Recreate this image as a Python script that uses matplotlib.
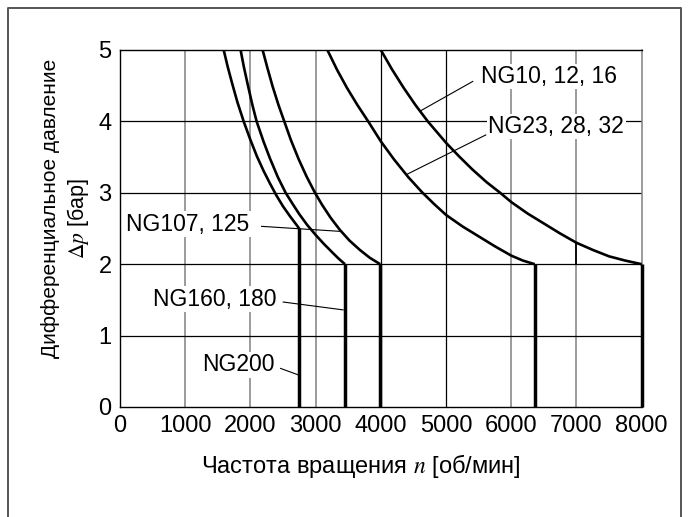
import matplotlib
matplotlib.use("Agg")
import matplotlib.pyplot as plt
from matplotlib.lines import Line2D

plt.rcParams['font.family'] = ['Liberation Sans', 'DejaVu Sans']
plt.rcParams['mathtext.fontset'] = 'stix'

# speed n [rpm] vs differential pressure dp [bar]
ng200_n = [1590, 1650, 1720, 1800, 1900, 2000, 2100, 2200, 2300, 2400, 2500, 2600, 2748]
ng200_p = [5.0, 4.77, 4.53, 4.27, 3.99, 3.74, 3.51, 3.31, 3.13, 2.96, 2.81, 2.68, 2.5]

ng160_n = [1849, 1900, 1960, 2030, 2095, 2200, 2300, 2420, 2540, 2650, 2750, 2870,
           3000, 3120, 3250, 3350, 3450]
ng160_p = [5.0, 4.76, 4.51, 4.23, 4.0, 3.72, 3.48, 3.22, 3.0, 2.84, 2.70, 2.55,
           2.41, 2.29, 2.17, 2.08, 2.0]

ng107_n = [2187, 2260, 2340, 2430, 2519, 2620, 2740, 2860, 2990, 3100, 3230, 3372,
           3520, 3678, 3830, 3990]
ng107_p = [5.0, 4.75, 4.49, 4.23, 4.0, 3.74, 3.47, 3.23, 3.0, 2.83, 2.65, 2.48,
           2.33, 2.20, 2.09, 2.0]

ng23_n = [3180, 3330, 3480, 3640, 3806, 4000, 4200, 4420, 4640, 4820, 5000, 5250,
          5500, 5750, 6000, 6180, 6360]
ng23_p = [5.0, 4.72, 4.47, 4.23, 4.0, 3.72, 3.47, 3.22, 3.0, 2.84, 2.69, 2.53,
          2.39, 2.25, 2.12, 2.05, 2.0]

ng10_n = [4000, 4170, 4350, 4530, 4720, 4860, 5000, 5200, 5400, 5620, 5830, 6000,
          6250, 6500, 6750, 7000, 7250, 7500, 7750, 8000]
ng10_p = [5.0, 4.73, 4.47, 4.23, 4.0, 3.85, 3.70, 3.51, 3.33, 3.15, 3.0, 2.87,
          2.71, 2.57, 2.43, 2.30, 2.20, 2.11, 2.05, 2.0]

curves = [(ng200_n, ng200_p), (ng160_n, ng160_p), (ng107_n, ng107_p),
          (ng23_n, ng23_p), (ng10_n, ng10_p)]

x_ticks = [0, 1000, 2000, 3000, 4000, 5000, 6000, 7000, 8000]
y_ticks = [0, 1, 2, 3, 4, 5]
gray_grid = [1000, 2000, 3000, 6000, 7000]
black_grid = [4000, 5000]

# label text, text anchor (n, dp), leader start, leader end
labels = [
    ("NG10, 12, 16", (5540, 4.63), (5410, 4.56), (4613, 4.15)),
    ("NG23, 28, 32", (5650, 3.93), (5609, 3.81), (4403, 3.26)),
    ("NG107, 125", (90, 2.56), (2171, 2.53), (3372, 2.46)),
    ("NG160, 180", (500, 1.51), (2503, 1.47), (3422, 1.36)),
    ("NG200", (1260, 0.59), (2463, 0.54), (2733, 0.45)),
]

fig = plt.figure(figsize=(6.89, 5.17), dpi=100)
ax = fig.add_axes([0.1742, 0.2128, 0.7571, 0.6905])

for x in gray_grid:
    ax.axvline(x, color='#808080', lw=1.1, zorder=1)
for x in black_grid:
    ax.axvline(x, color='black', lw=0.9, zorder=1)
for y in y_ticks[1:-1]:
    ax.axhline(y, color='black', lw=0.9, zorder=1)

for n, p in curves:
    ax.plot(n, p, color='black', lw=1.9, zorder=4, solid_capstyle='butt',
            solid_joinstyle='round')
    ax.plot([n[-1], n[-1]], [p[-1], 0], color='black', lw=2.5, zorder=4,
            clip_on=False, solid_capstyle='butt')

# dark stub of the 7000 line between the NG10 curve and 2 bar
i7 = ng10_n.index(7000)
ax.vlines(7000, 2, ng10_p[i7], color='black', lw=1.3, zorder=2)

for text, (tx, ty), (x0, y0), (x1, y1) in labels:
    ax.text(tx, ty, text, fontsize=16.5, ha='left', va='center', zorder=3,
            bbox=dict(fc='white', ec='none', pad=1.0))
    ax.plot([x0, x1], [y0, y1], color='black', lw=0.8, zorder=3)

ax.set_xlim(0, 8000)
ax.set_ylim(0, 5)
ax.set_xticks(x_ticks)
ax.set_yticks(y_ticks)
ax.tick_params(length=0, labelsize=17, pad=6)
for side in ['left', 'bottom', 'top']:
    ax.spines[side].set_color('black')
    ax.spines[side].set_linewidth(1.0)
ax.spines['right'].set_color('#808080')
ax.spines['right'].set_linewidth(1.1)

fig.text(0.073, 0.596, "Дифференциальное давление", rotation=90,
         ha='center', va='center', fontsize=15)
fig.text(0.113, 0.578, r"$\mathit{\Delta p}$ [бар]", rotation=90,
         ha='center', va='center', fontsize=15.5)
fig.text(0.524, 0.0986, r"Частота вращения $\mathit{n}$ [об/мин]",
         ha='center', va='center', fontsize=17)

# outer frame (open at the bottom)
fig.add_artist(Line2D([0.0116, 0.0116, 0.9884, 0.9884], [0.0, 0.9845, 0.9845, 0.0],
                      transform=fig.transFigure, color='#555555', lw=1.4))

fig.savefig("out.png", dpi=100)
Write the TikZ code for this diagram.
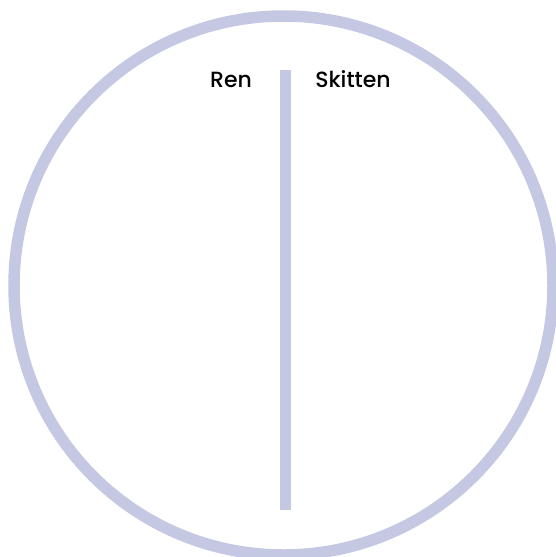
\documentclass[tikz,border=0pt]{standalone}
\usepackage{fontspec}
\setmainfont{Poppins Medium}
\definecolor{lav}{RGB}{197,200,227}
\begin{document}
\begin{tikzpicture}[x=1pt,y=-1pt,
  ring/.style={draw=lav,line width=11.5pt},
  divider/.style={draw=lav,line width=11pt},
  lbl/.style={font=\fontsize{22}{26}\selectfont,text=black,inner sep=0pt,anchor=base}]
\useasboundingbox (0,0) rectangle (556,557);
\coordinate (c) at (283.5,285.5);
\draw[ring] (c) circle[radius=269.5];
\coordinate (top) at (285,70);
\coordinate (bot) at (285,510);
\draw[divider] (top) -- (bot);
\node[lbl] (ren) at (231,87) {Ren};
\node[lbl] (skit) at (353,87) {Skitten};
\end{tikzpicture}
\end{document}
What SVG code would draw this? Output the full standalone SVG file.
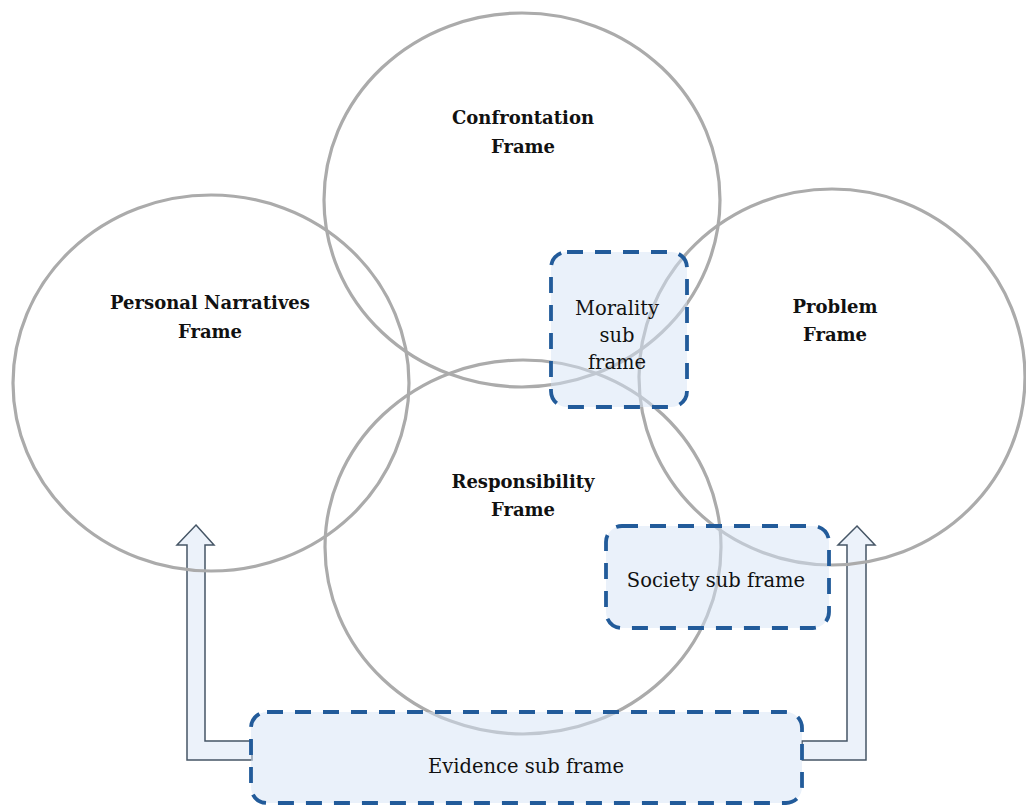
<svg xmlns="http://www.w3.org/2000/svg" width="1026" height="805" viewBox="0 0 1026 805">
<style>
.frame{fill:none;stroke:#ababab;stroke-width:3.2}
.sub{fill:#d6e4f5;fill-opacity:0.5;stroke:#225b9a;stroke-width:3.8;stroke-dasharray:16 12}
.arrow{fill:#dfe9f6;fill-opacity:0.6;stroke:#465666;stroke-width:1.5;stroke-linejoin:miter}
.t{font-family:"DejaVu Serif","Liberation Serif",serif;fill:#111;text-anchor:middle}
.b{font-weight:bold;font-size:18px}
.r{font-size:19.5px}
</style>
<rect width="1026" height="805" fill="#fff"/>
<g id="connectors">
<polygon class="arrow" points="196,525 214,545 205,545 205,741 252,741 252,760 187,760 187,545 177,545"/>
<polygon class="arrow" points="857,526 875,545 866,545 866,760 802,760 802,741 847,741 847,545 838,545"/>
</g>
<g id="confrontation">
<ellipse class="frame" cx="522" cy="200" rx="198" ry="187"/>
<text class="t b" x="523" y="124">Confrontation</text>
<text class="t b" x="523" y="153">Frame</text>
</g>
<g id="personal">
<ellipse class="frame" cx="211" cy="383" rx="198" ry="188"/>
<text class="t b" x="210" y="309">Personal Narratives</text>
<text class="t b" x="210" y="338">Frame</text>
</g>
<g id="problem">
<ellipse class="frame" cx="832" cy="377" rx="193" ry="188"/>
<text class="t b" x="835" y="313">Problem</text>
<text class="t b" x="835" y="341">Frame</text>
</g>
<g id="responsibility">
<ellipse class="frame" cx="523" cy="547" rx="198" ry="187"/>
<text class="t b" x="523" y="488">Responsibility</text>
<text class="t b" x="523" y="516">Frame</text>
</g>
<g id="morality">
<rect class="sub" x="551" y="252" width="136" height="155" rx="16"/>
<text class="t r" x="617" y="315">Morality</text>
<text class="t r" x="617" y="342">sub</text>
<text class="t r" x="617" y="369">frame</text>
</g>
<g id="society">
<rect class="sub" x="606" y="526" width="223" height="102" rx="16"/>
<text class="t r" x="716" y="587">Society sub frame</text>
</g>
<g id="evidence">
<rect class="sub" x="251" y="712" width="551" height="91" rx="16"/>
<text class="t r" x="526" y="773">Evidence sub frame</text>
</g>
</svg>
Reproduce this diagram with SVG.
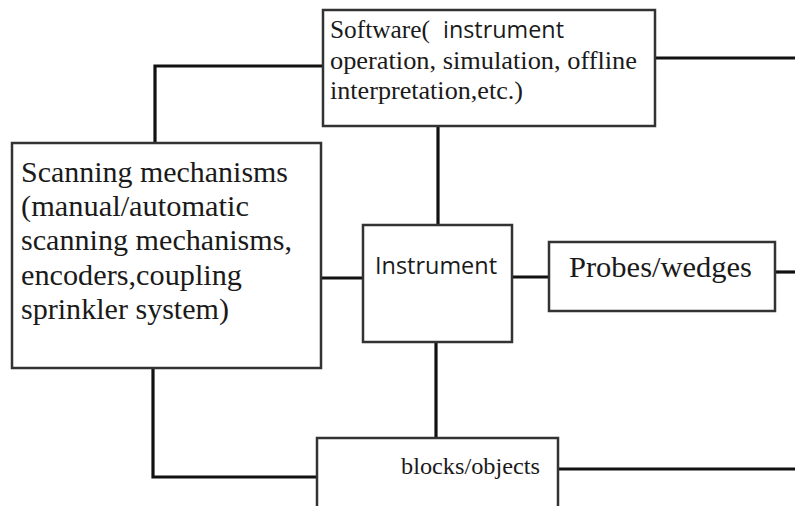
<svg xmlns="http://www.w3.org/2000/svg" width="795" height="506" viewBox="0 0 795 506">
<style>
.box{fill:#fff;stroke:#333;stroke-width:2.5}
.conn{fill:none;stroke:#111;stroke-width:3.2}
.serif{font-family:"Liberation Serif","Times New Roman",serif;fill:#1a1a1a}
.sans{font-family:"Open Sans","Liberation Sans",sans-serif;fill:#1a1a1a}
</style>
<rect width="795" height="506" fill="#fff"/>
<g id="connectors">
<polyline class="conn" points="323,66 155,66 155,143"/>
<line class="conn" x1="655" y1="58" x2="795" y2="58"/>
<line class="conn" x1="438" y1="126" x2="438" y2="225"/>
<line class="conn" x1="321" y1="278" x2="363" y2="278"/>
<line class="conn" x1="512" y1="277" x2="549" y2="277"/>
<line class="conn" x1="775" y1="272" x2="795" y2="272"/>
<line class="conn" x1="436" y1="342" x2="436" y2="438"/>
<polyline class="conn" points="153,368 153,477 317,477"/>
<line class="conn" x1="558" y1="469" x2="795" y2="469"/>
</g>
<g id="software">
<rect class="box" x="323" y="10" width="332" height="116"/>
<text class="serif" x="330" y="38" font-size="25" textLength="100" lengthAdjust="spacingAndGlyphs">Software(</text>
<text class="sans" x="443" y="38" font-size="23" textLength="121" lengthAdjust="spacingAndGlyphs">instrument</text>
<text class="serif" x="330" y="69" font-size="25" textLength="307" lengthAdjust="spacingAndGlyphs">operation, simulation, offline</text>
<text class="serif" x="330" y="99" font-size="25" textLength="193" lengthAdjust="spacingAndGlyphs">interpretation,etc.)</text>
</g>
<g id="scanning">
<rect class="box" x="12" y="143" width="309" height="225"/>
<text class="serif" x="21" y="182" font-size="29" textLength="267" lengthAdjust="spacingAndGlyphs">Scanning mechanisms</text>
<text class="serif" x="21" y="216" font-size="29" textLength="228" lengthAdjust="spacingAndGlyphs">(manual/automatic</text>
<text class="serif" x="21" y="250" font-size="29" textLength="271" lengthAdjust="spacingAndGlyphs">scanning mechanisms,</text>
<text class="serif" x="21" y="285" font-size="29" textLength="221" lengthAdjust="spacingAndGlyphs">encoders,coupling</text>
<text class="serif" x="21" y="319" font-size="29" textLength="208" lengthAdjust="spacingAndGlyphs">sprinkler system)</text>
</g>
<g id="instrument">
<rect class="box" x="363" y="225" width="149" height="117"/>
<text class="sans" x="375" y="274" font-size="23" textLength="122" lengthAdjust="spacingAndGlyphs">Instrument</text>
</g>
<g id="probes">
<rect class="box" x="549" y="242" width="226" height="69"/>
<text class="serif" x="569" y="277" font-size="30" textLength="183" lengthAdjust="spacingAndGlyphs">Probes/wedges</text>
</g>
<g id="blocks">
<rect class="box" x="317" y="438" width="241" height="90"/>
<text class="serif" x="401" y="474" font-size="24" textLength="139" lengthAdjust="spacingAndGlyphs">blocks/objects</text>
</g>
</svg>
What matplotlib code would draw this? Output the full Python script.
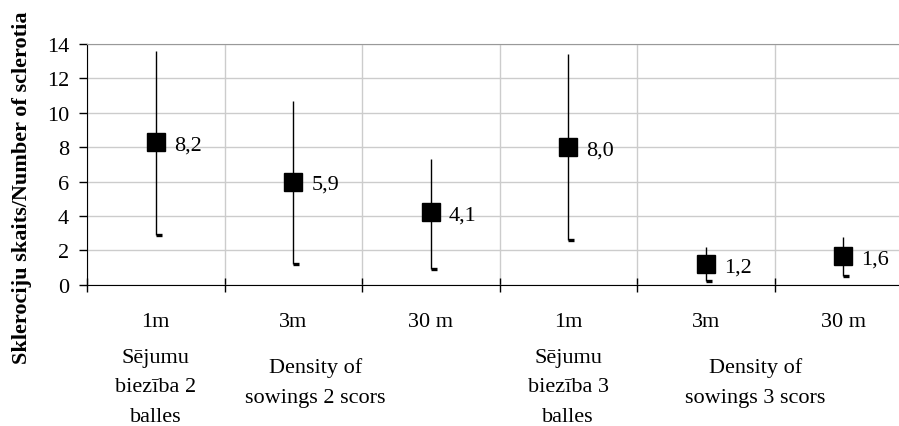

PROBLEM:
Copy nothing past the line containing "2.41, 2.29, 2.17, 2.08, 2.0]": reproduce every line from the start of the records up to it, skipping pictures.

PROBLEM SOLUTION:
Recreate this image as a Python script that uses matplotlib.
import matplotlib
matplotlib.use("Agg")
import matplotlib.pyplot as plt
from matplotlib.lines import Line2D

plt.rcParams['font.family'] = ['Liberation Sans', 'DejaVu Sans']
plt.rcParams['mathtext.fontset'] = 'stix'

# speed n [rpm] vs differential pressure dp [bar]
ng200_n = [1590, 1650, 1720, 1800, 1900, 2000, 2100, 2200, 2300, 2400, 2500, 2600, 2748]
ng200_p = [5.0, 4.77, 4.53, 4.27, 3.99, 3.74, 3.51, 3.31, 3.13, 2.96, 2.81, 2.68, 2.5]

ng160_n = [1849, 1900, 1960, 2030, 2095, 2200, 2300, 2420, 2540, 2650, 2750, 2870,
           3000, 3120, 3250, 3350, 3450]
ng160_p = [5.0, 4.76, 4.51, 4.23, 4.0, 3.72, 3.48, 3.22, 3.0, 2.84, 2.70, 2.55,
           2.41, 2.29, 2.17, 2.08, 2.0]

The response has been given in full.